C++ Logo

sg16

Advanced search

Re: Considerations for Unicode algorithms

From: Zach Laine <whatwasthataddress_at_[hidden]>
Date: Tue, 31 Jan 2023 12:01:42 -0600
Even though we discussed this offline, I'll repeat it here for everyone else.

The idea is that users should not be required to copy data to make the
data conform to a particular type in the interface. For instance,
making char-users copy their data to char8_t, or making char8_t users
copy data to char.
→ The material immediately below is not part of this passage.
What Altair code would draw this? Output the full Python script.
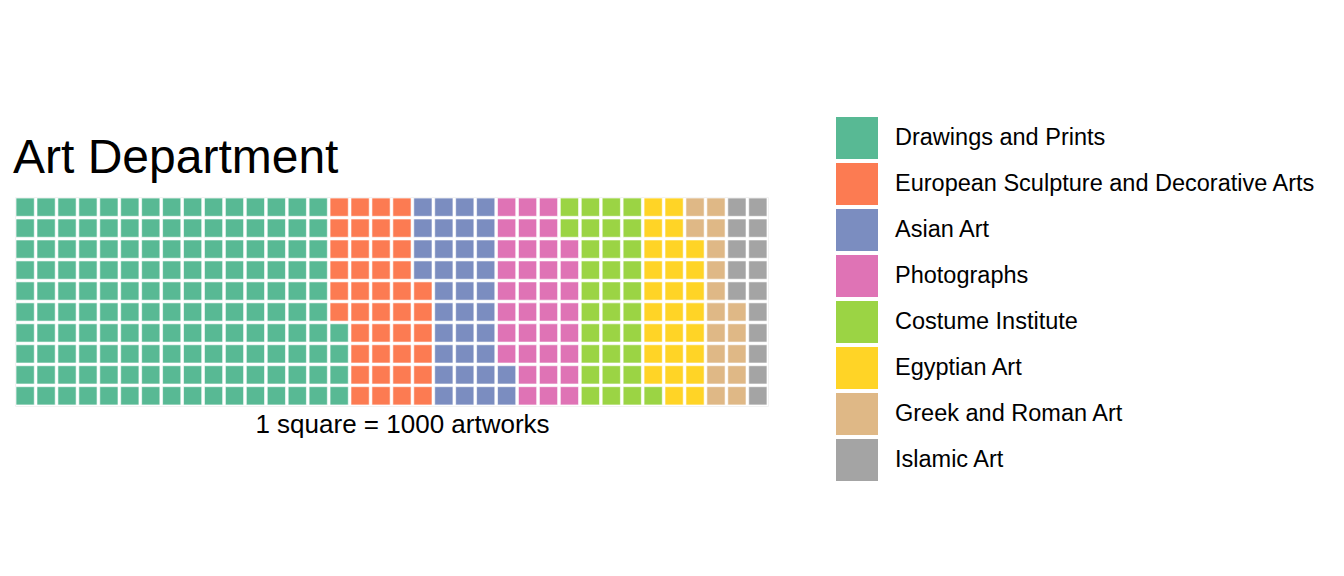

Since the algorithm does not care what the input
type is, that should be reflected in the interface; it should accept
any 8-bit integral type.

The right question is not "Who cares about vector<byte>?" The right
question is "If the algorithm can process iterators from vector<byte>
with no code change to the algorithm, why shouldn't it?" That is, why
should that weirdo using vector<byte> have to copy her weird data?

Zach

On Tue, Jan 31, 2023 at 2:25 AM Peter Brett <pbrett_at_[hidden]> wrote:
>
> Hi Zach,
>
> Doesn't this add a lot of complexity? I really would like to understand the rationale/motivation for this level of generality, with some examples of code that is significantly improved by them.
>
> For example, I am struggling to envisage a situation in which I'd find it useful to do sentence break iteration on a std::vector<byte> without any intermediate decoding step.
>
> Best regards,
>
> Peter
>
> -----Original Message-----
> From: SG16 <sg16-bounces_at_[hidden]> On Behalf Of Zach Laine via SG16
> Sent: 30 January 2023 21:33
> To: Corentin <corentin.jabot_at_[hidden]>
> Cc: Zach Laine <whatwasthataddress_at_[hidden]>; SG16 <sg16_at_[hidden]>
> Subject: Re: [SG16] Considerations for Unicode algorithms
>
> Also, I think the algorithms should be generic. They should not work
> only with char32_t, or only with int, etc. Users should be free to
> use char8_t, char, unsigned char, etc., for UTF-8. std::byte if
> you're nasty.
>

Received on 2023-01-31 18:01:56